• **Exercise materials**:
** Begin **
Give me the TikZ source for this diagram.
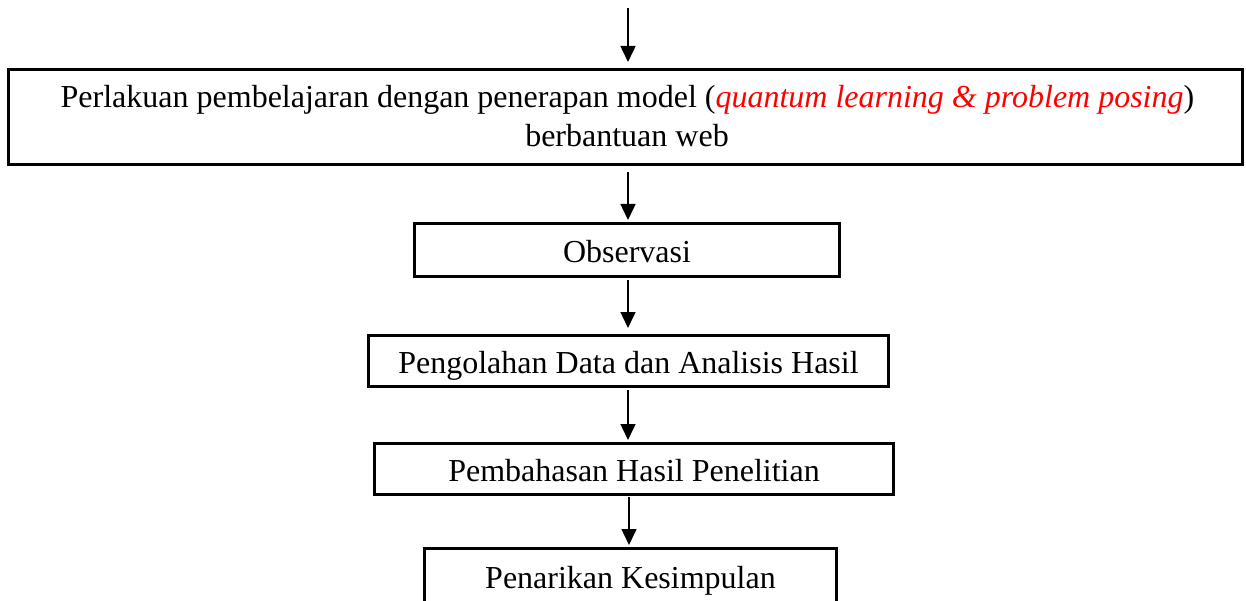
\documentclass[tikz,border=0pt]{standalone}
\usepackage{fontspec}
\setmainfont{Liberation Serif}
\usetikzlibrary{arrows.meta}
\definecolor{kwred}{RGB}{255,0,0}
\begin{document}
\begin{tikzpicture}[x=1pt,y=-1pt,
  box/.style={draw, line width=3pt, inner sep=0pt, text height=25pt, text depth=0pt,
              font=\fontsize{32}{39}\selectfont},
  txt/.style={inner sep=0pt, anchor=base, font=\fontsize{32}{39}\selectfont},
  conn/.style={line width=1.5pt, -{Triangle[length=16pt,width=15pt]}}]
\useasboundingbox (0,0) rectangle (1246,601);

\coordinate (top) at (628,8);

\node[box, minimum width=1234pt, minimum height=95pt] (b1) at (625.5,117) {};
\node[txt] (b1l1) at (627.5,108) {Perlakuan pembelajaran dengan penerapan model (\textcolor{kwred}{\textit{quantum learning \& problem posing}})};
\node[txt] (b1l2) at (627,147) {berbantuan web};

\node[box, minimum width=425pt, minimum height=53pt] (obs) at (627,250) {Observasi};
\node[box, minimum width=520pt, minimum height=51pt] (olah) at (628.5,361) {Pengolahan Data dan Analisis Hasil};
\node[box, minimum width=519pt, minimum height=51pt] (bahas) at (634,469) {Pembahasan Hasil Penelitian};
\node[box, minimum width=412pt, minimum height=54pt] (simpul) at (630.5,575.5) {Penarikan Kesimpulan};

\draw[conn, shorten >=6pt] (top) -- (b1.north -| top);
\draw[conn, shorten <=6pt, shorten >=2pt] (b1.south -| top) -- (obs.north -| top);
\draw[conn, shorten <=2pt, shorten >=6pt] (obs.south -| top) -- (olah.north -| top);
\draw[conn, shorten <=2pt, shorten >=2pt] (olah.south -| top) -- (bahas.north -| top);
\draw[conn, shorten <=1pt, shorten >=2pt] ([xshift=1pt]bahas.south -| top) -- ([xshift=1pt]simpul.north -| top);
\end{tikzpicture}
\end{document}
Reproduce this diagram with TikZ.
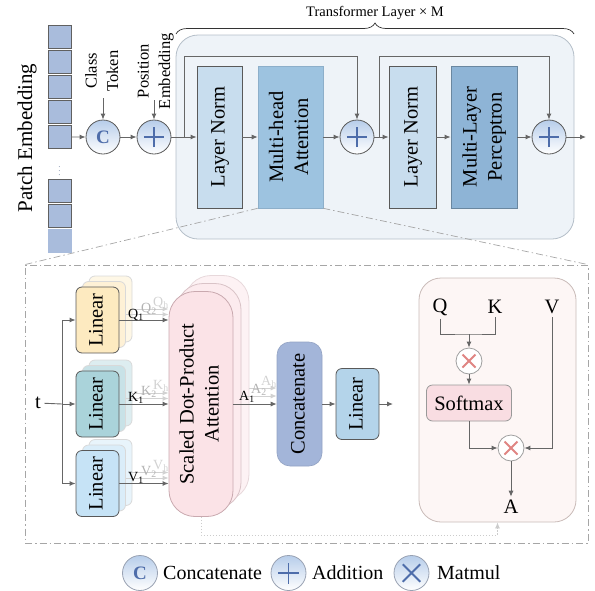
\documentclass[tikz,border=0pt]{standalone}
\usepackage{fontspec}
\setmainfont{Liberation Serif}
\usepackage{graphicx}
\usetikzlibrary{arrows.meta, positioning, calc, decorations.pathreplacing}

\definecolor{lineGray}{HTML}{666666}
\definecolor{edgeGray}{HTML}{595959}
\definecolor{patchBlue}{HTML}{A9BCDC}
\definecolor{tfBack}{HTML}{EEF3F8}
\definecolor{tfEdge}{HTML}{B4BEC8}
\definecolor{normBlue}{HTML}{C8DDEE}
\definecolor{attnBlue}{HTML}{9DC3E0}
\definecolor{mlpBlue}{HTML}{8EB4D6}
\definecolor{circTop}{HTML}{B7CDEA}
\definecolor{symBlue}{HTML}{4E6DAA}
\definecolor{linYellow}{HTML}{FDEAC0}
\definecolor{linTeal}{HTML}{AAD3DA}
\definecolor{linSky}{HTML}{C6E3F6}
\definecolor{sdpaPink}{HTML}{FBE3E7}
\definecolor{sdpaEdge}{HTML}{C9A9AF}
\definecolor{catBlue}{HTML}{A3B5D9}
\definecolor{linBlue}{HTML}{B4D4EA}
\definecolor{panelPink}{HTML}{FDF6F5}
\definecolor{panelEdge}{HTML}{C9BBB8}
\definecolor{softPink}{HTML}{F9DDE2}
\definecolor{mulRed}{HTML}{E08583}
\definecolor{zoomGray}{HTML}{A6A6A6}

\newcommand{\vlabel}[1]{\rotatebox{90}{\begin{tabular}{@{}c@{}}#1\end{tabular}}}
\newcommand{\ppb}{path picture bounding box}

\tikzset{
    font=\fontsize{20.5}{25}\selectfont,
    >={Latex[length=6pt,width=5pt]},
    % Lines
    flow/.style={->, line width=0.9pt, draw=lineGray},
    plain/.style={line width=0.9pt, draw=lineGray},
    flowLight/.style={->, line width=0.9pt, draw=gray!35},
    fbLine/.style={->, line width=0.8pt, draw=gray!40, dash pattern=on 1.5pt off 1.5pt},
    zoomLine/.style={draw=zoomGray, line width=0.7pt, dash pattern=on 7pt off 3pt on 1.5pt off 3pt},
    braceLine/.style={draw=black!80, line width=0.7pt, decorate, decoration={brace, amplitude=11pt}},
    % Operators
    opCircle/.style={circle, draw=edgeGray, line width=0.8pt, top color=circTop, bottom color=white,
                     minimum size=34pt, inner sep=0pt},
    addSign/.style={path picture={
        \draw[symBlue, line width=#1]
          ($(\ppb.west)!0.2!(\ppb.east)$) -- ($(\ppb.west)!0.8!(\ppb.east)$)
          ($(\ppb.south)!0.2!(\ppb.north)$) -- ($(\ppb.south)!0.8!(\ppb.north)$);}},
    addSign/.default=1.8pt,
    mulSign/.style={path picture={
        \draw[#1, line width=1.8pt]
          ($(\ppb.south west)!0.25!(\ppb.north east)$) -- ($(\ppb.south west)!0.75!(\ppb.north east)$)
          ($(\ppb.north west)!0.25!(\ppb.south east)$) -- ($(\ppb.north west)!0.75!(\ppb.south east)$);}},
    catSign/.style={text=symBlue, font=\fontsize{19}{20}\selectfont\bfseries},
    mulOp/.style={circle, draw=gray!75, line width=0.8pt, fill=white, minimum size=26pt,
                  inner sep=0pt, mulSign=mulRed},
    legendOp/.style={opCircle, draw=gray!60!symBlue!70, minimum size=35pt},
    legendTxt/.style={anchor=west, inner sep=0pt, font=\fontsize{20}{24}\selectfont},
    % Boxes
    patch/.style={rectangle, draw=gray!75!black, fill=patchBlue, line width=0.8pt,
                  minimum size=23pt, inner sep=0pt},
    tfBox/.style={rectangle, rounded corners=22pt, draw=tfEdge, fill=tfBack, line width=0.8pt},
    normBox/.style={rectangle, draw=edgeGray, fill=normBlue, line width=0.8pt, inner sep=0pt,
                    minimum width=45pt, minimum height=142pt},
    attnBox/.style={rectangle, draw=attnBlue!90!black, fill=attnBlue, line width=0.6pt, inner sep=0pt,
                    minimum width=65pt, minimum height=142pt},
    mlpBox/.style={rectangle, draw=mlpBlue!75!black, fill=mlpBlue, line width=0.8pt, inner sep=0pt,
                   minimum width=66pt, minimum height=142pt},
    zoomBox/.style={rectangle, zoomLine},
    linBox/.style={rectangle, rounded corners=6pt, draw=edgeGray, line width=0.8pt, inner sep=0pt,
                   minimum width=43pt, minimum height=66pt},
    linBack/.style={linBox, draw=gray!30},
    sdpaBox/.style={rectangle, rounded corners=26pt, draw=sdpaEdge, fill=sdpaPink, line width=0.8pt,
                    inner sep=0pt, minimum width=64pt, minimum height=225pt},
    sdpaBack/.style={sdpaBox, draw=sdpaEdge!45, fill=sdpaPink!45},
    catBox/.style={rectangle, rounded corners=13pt, draw=catBlue!90!black, fill=catBlue, line width=0.6pt,
                   inner sep=0pt, minimum width=45pt, minimum height=124pt},
    panel/.style={rectangle, rounded corners=22pt, draw=panelEdge, fill=panelPink, line width=0.8pt},
    softBox/.style={rectangle, rounded corners=6pt, draw=gray!80, fill=softPink, line width=0.8pt,
                    minimum width=85pt, minimum height=36pt, inner sep=0pt},
    subTxt/.style={anchor=base west, inner sep=0pt, font=\fontsize{14}{16}\selectfont},
    smallTxt/.style={font=\fontsize{16.5}{21.5}\selectfont, inner sep=0pt}
}

\begin{document}
\begin{tikzpicture}[x=1pt, y=-1pt]
\useasboundingbox (0,0) rectangle (595,590);

% patch embedding
\node[patch] (p1) at (59.5,37) {};
\node[patch, below=1.2pt of p1] (p2) {};
\node[patch, below=1.2pt of p2] (p3) {};
\node[patch, below=1.2pt of p3] (p4) {};
\node[patch, below=1.2pt of p4] (p5) {};
\node[text=patchBlue!80!black, font=\fontsize{9}{10}\selectfont, inner sep=0pt] (dots) at (59.5,168) {$\vdots$};
\node[patch] (p6) at (59.5,191) {};
\node[patch, below=1.2pt of p6] (p7) {};
\node[patch, below=1.2pt of p7, draw=patchBlue] (p8) {};
\node[rotate=90, font=\fontsize{21}{25}\selectfont] (pelbl) at (27,138) {Patch Embedding};

% class token / position embedding
\node[opCircle, catSign] (cat) at (103,137) {C};
\node[opCircle, addSign] (add1) at (154,137) {};
\node[smallTxt] (cls) at (103,71) {\vlabel{Class\\Token}};
\node[smallTxt] (pos) at (155,71) {\vlabel{Position\\Embedding}};
\coordinate (cin) at (103,98);
\coordinate (pin) at (154,100);
\draw[flow] (cin) -- (cat);
\draw[flow] (pin) -- (add1);
\draw[flow] (p5) -- (cat);
\draw[flow] (cat) -- (add1);

% transformer layer
\node[tfBox, minimum width=398pt, minimum height=204pt] (tf) at (375,137) {};
\draw[braceLine] (176,34) -- (574,34);
\node[font=\fontsize{14.5}{16}\selectfont] (tflbl) at (375,13) {Transformer Layer × M};

\node[normBox] (ln1) at (219.5,137) {\vlabel{Layer Norm}};
\node[attnBox] (mha) at (290.5,137) {\vlabel{Multi-head\\Attention}};
\node[opCircle, addSign] (add2) at (357,137) {};
\node[normBox, minimum width=47pt] (ln2) at (412.5,137) {\vlabel{Layer Norm}};
\node[mlpBox] (mlp) at (484,137) {\vlabel{Multi-Layer\\Perceptron}};
\node[opCircle, addSign] (add3) at (549,137) {};
\coordinate (tfout) at (586,137);

\coordinate (s1) at (184,137);
\coordinate (s1top) at (184,56);
\coordinate (s2) at (379,137);
\coordinate (s2top) at (379,56);

\draw[flow] (add1) -- (ln1);
\draw[flow] (ln1) -- (mha);
\draw[flow] (mha) -- (add2);
\draw[flow] (add2) -- (ln2);
\draw[flow] (ln2) -- (mlp);
\draw[flow] (mlp) -- (add3);
\draw[flow] (add3) -- (tfout);
\draw[flow] (s1) -- (s1top) -| (add2);
\draw[flow] (s2) -- (s2top) -| (add3);

% zoom into multi-head attention
\node[zoomBox, minimum width=563pt, minimum height=278pt] (zb) at (306.5,404) {};
\draw[zoomLine] (mha.south west) -- (zb.north west);
\draw[zoomLine] (mha.south east) -- (zb.north east);

% linear projections
\node[linBack, fill=linYellow!40] (qlin3) at (110.5,309) {};
\node[linBack, fill=linYellow!65] (qlin2) at (104,314.5) {};
\node[linBox, fill=linYellow] (qlin) at (97.5,320) {\vlabel{Linear}};
\node[linBack, fill=linTeal!40] (klin3) at (110.5,393) {};
\node[linBack, fill=linTeal!65] (klin2) at (104,398.5) {};
\node[linBox, fill=linTeal] (klin) at (97.5,404) {\vlabel{Linear}};
\node[linBack, fill=linSky!40] (vlin3) at (110.5,472.5) {};
\node[linBack, fill=linSky!65] (vlin2) at (104,478) {};
\node[linBox, fill=linSky] (vlin) at (97.5,483.5) {\vlabel{Linear}};

\node (t) at (38,403) {t};
\coordinate (br) at (62,404);
\draw[plain] (t) -- (br);
\draw[flow] (br) |- (qlin);
\draw[flow] (br) -- (klin);
\draw[flow] (br) |- (vlin);

% scaled dot-product attention heads
\node[sdpaBack] (sdpa3) at (217,388) {};
\node[sdpaBack, draw=sdpaEdge!70, fill=sdpaPink!70] (sdpa2) at (209,396) {};
\node[sdpaBox] (sdpa) at (201,404) {\vlabel{Scaled Dot-Product\\Attention}};

\draw[flowLight] (qlin3) -- (qlin3 -| sdpa.west);
\draw[flowLight] (qlin2) -- (qlin2 -| sdpa.west);
\draw[flow] (qlin) -- (qlin -| sdpa.west);
\draw[flowLight] (klin3) -- (klin3 -| sdpa.west);
\draw[flowLight] (klin2) -- (klin2 -| sdpa.west);
\draw[flow] (klin) -- (klin -| sdpa.west);
\draw[flowLight] (vlin3) -- (vlin3 -| sdpa.west);
\draw[flowLight] (vlin2) -- (vlin2 -| sdpa.west);
\draw[flow] (vlin) -- (vlin -| sdpa.west);

\node[subTxt] (q1) at (128,318) {Q\textsubscript{1}};
\node[subTxt, text=gray!60] (q2) at (141,312) {Q\textsubscript{2}};
\node[subTxt, text=gray!35] (qh) at (153,306) {Q\textsubscript{h}};
\node[subTxt] (k1) at (128,401) {K\textsubscript{1}};
\node[subTxt, text=gray!60] (k2) at (141,395) {K\textsubscript{2}};
\node[subTxt, text=gray!35] (kh) at (153,389) {K\textsubscript{h}};
\node[subTxt] (v1) at (128,481) {V\textsubscript{1}};
\node[subTxt, text=gray!60] (v2) at (141,475) {V\textsubscript{2}};
\node[subTxt, text=gray!35] (vh) at (153,469) {V\textsubscript{h}};

% concatenate and output projection
\node[catBox] (concat) at (299.5,404) {\vlabel{Concatenate}};
\node[linBox, fill=linBlue, minimum height=71pt] (lin) at (357.5,404) {\vlabel{Linear}};
\coordinate (linout) at (393,404);

\draw[flowLight] (sdpa3) -- (sdpa3 -| concat.west);
\draw[flowLight] (sdpa2) -- (sdpa2 -| concat.west);
\draw[flow] (sdpa) -- (concat);
\draw[flow] (concat) -- (lin);
\draw[flow] (lin) -- (linout);

\node[subTxt] (a1) at (239,400) {A\textsubscript{1}};
\node[subTxt, text=gray!60] (a2) at (251,393) {A\textsubscript{2}};
\node[subTxt, text=gray!35] (ah) at (261,385) {A\textsubscript{h}};

% attention detail
\node[panel, minimum width=157pt, minimum height=244pt] (rp) at (497.5,400) {};
\node (qq) at (440,307) {Q};
\node (kk) at (495,307) {K};
\node (vv) at (552,307) {V};
\coordinate (qk) at (469,334);
\node[mulOp] (m1) at (469,361) {};
\node[softBox] (sm) at (469,403) {Softmax};
\node[mulOp] (m2) at (511,448) {};
\node (aa) at (511,507) {A};

\draw[plain] (qq) |- (qk) -| (kk);
\draw[flow] (qk) -- (m1);
\draw[flow] (m1) -- (sm);
\draw[flow] (sm) |- (m2);
\draw[flow] (vv) |- (m2);
\draw[flow] (m2) -- (aa);

\coordinate (fb) at (201,535);
\draw[fbLine] (sdpa) -- (fb) -| (rp);

% legend
\node[legendOp, catSign] (lgC) at (140,573) {C};
\node[legendTxt] (lgCt) at (163,573) {Concatenate};
\node[legendOp, addSign=1.8pt] (lgA) at (288.5,573) {};
\node[legendTxt] (lgAt) at (312,573) {Addition};
\node[legendOp, mulSign=symBlue] (lgM) at (411.5,573) {};
\node[legendTxt] (lgMt) at (437,573) {Matmul};

\end{tikzpicture}
\end{document}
** End **
• **Task instructions**:
Everything from the top line of the data down to and including the line with "(top) at (628,8);" is to be copied, except the pictures.

• **Full output**:
Give me the TikZ source for this diagram.
\documentclass[tikz,border=0pt]{standalone}
\usepackage{fontspec}
\setmainfont{Liberation Serif}
\usetikzlibrary{arrows.meta}
\definecolor{kwred}{RGB}{255,0,0}
\begin{document}
\begin{tikzpicture}[x=1pt,y=-1pt,
  box/.style={draw, line width=3pt, inner sep=0pt, text height=25pt, text depth=0pt,
              font=\fontsize{32}{39}\selectfont},
  txt/.style={inner sep=0pt, anchor=base, font=\fontsize{32}{39}\selectfont},
  conn/.style={line width=1.5pt, -{Triangle[length=16pt,width=15pt]}}]
\useasboundingbox (0,0) rectangle (1246,601);

\coordinate (top) at (628,8);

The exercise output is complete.